The seasonally adjusted CPI for used vehicles in December has dropped 10% from the peak in January 2022, and 9% year-over-year. It’s still less than the 15% drop in wholesale prices:

Independent dealers (such as CarMax and Carvana or the small dealer at the corner) and franchised dealers (such as Ford dealers) ended December with 2.32 million used vehicles in stock, according to Cox Automotive, which is plentiful, given the decline in sales.

At the current rate of sales, supply in December remained at 54 days, same as in November, and up from 53 days three years ago in December 2019, and up from 48 days on average in 2019:

Hangover time for used-car dealers.

During the era of the price spike, enough American used-vehicle buyers, for the first time ever, were willing to just pay whatever. Now, fewer used-vehicle buyers are willing to pay whatever, and more buyers are resisting those prices and are looking for deals, and unit sales have dropped 10% year-over-year, and dealers are having to deal with a nasty hangover.

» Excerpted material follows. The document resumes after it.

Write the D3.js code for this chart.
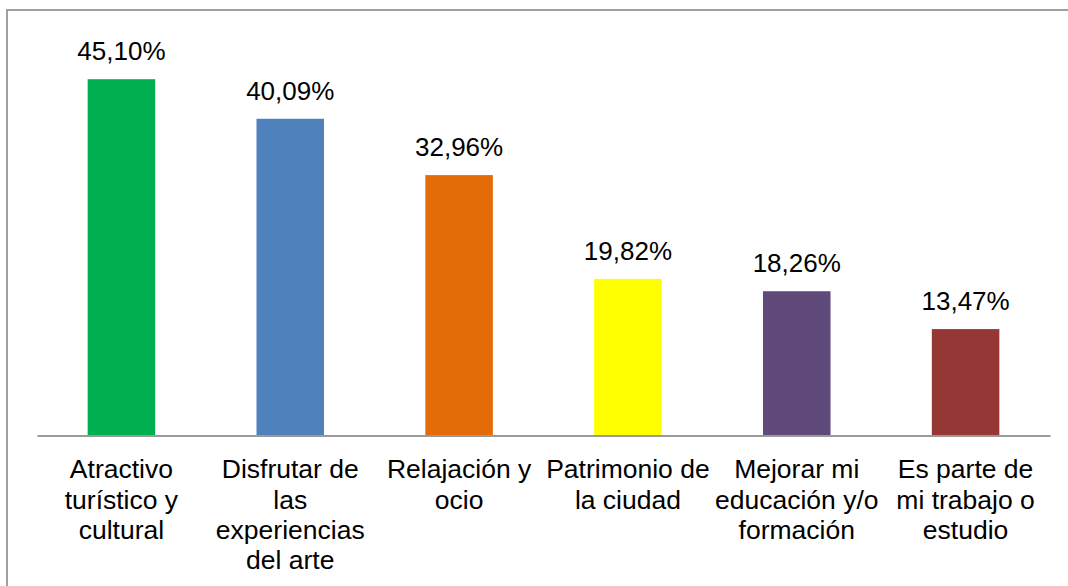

Dealers have already dialed back their enthusiasm at the auction, and so wholesale prices plunged 15% year-over-year in December. This means that their costs of new inventory are going down. But they still have some inventory that they bought a few months ago and that is now getting stale and that they’d paid too much for. So that’s an issue they’ve got to deal with.

When dealers cut their retail prices to stimulate sales or halt the decline, their dollar-sales will go down even if unit sales stay the same. And if they cut their prices, and unit sales still decline, then their dollar sales plunge. And this is now happening.

For example, CarMax, the largest used-vehicle dealer, reported a 24% plunge in revenues in the quarter ended November 30. Its gross profit plunged 31%, and its net income plunged 86%.

Cutting prices in the face of falling unit sales is the hardest thing to do because it entails a plunge in revenues. So dealers attempt to hold the line as long as possible, which makes retail price sticky on the way down.

But prices have spiked so far, so furiously, that holding the line for long isn’t possible.  In addition, interest rates have risen, and more potential buyers are resisting those prices. For buyers, patience will pay off. And for people who bought in 2021 or in 2022, well, it’s not the end of the world; their vehicle is just depreciating a lot faster than in normal times.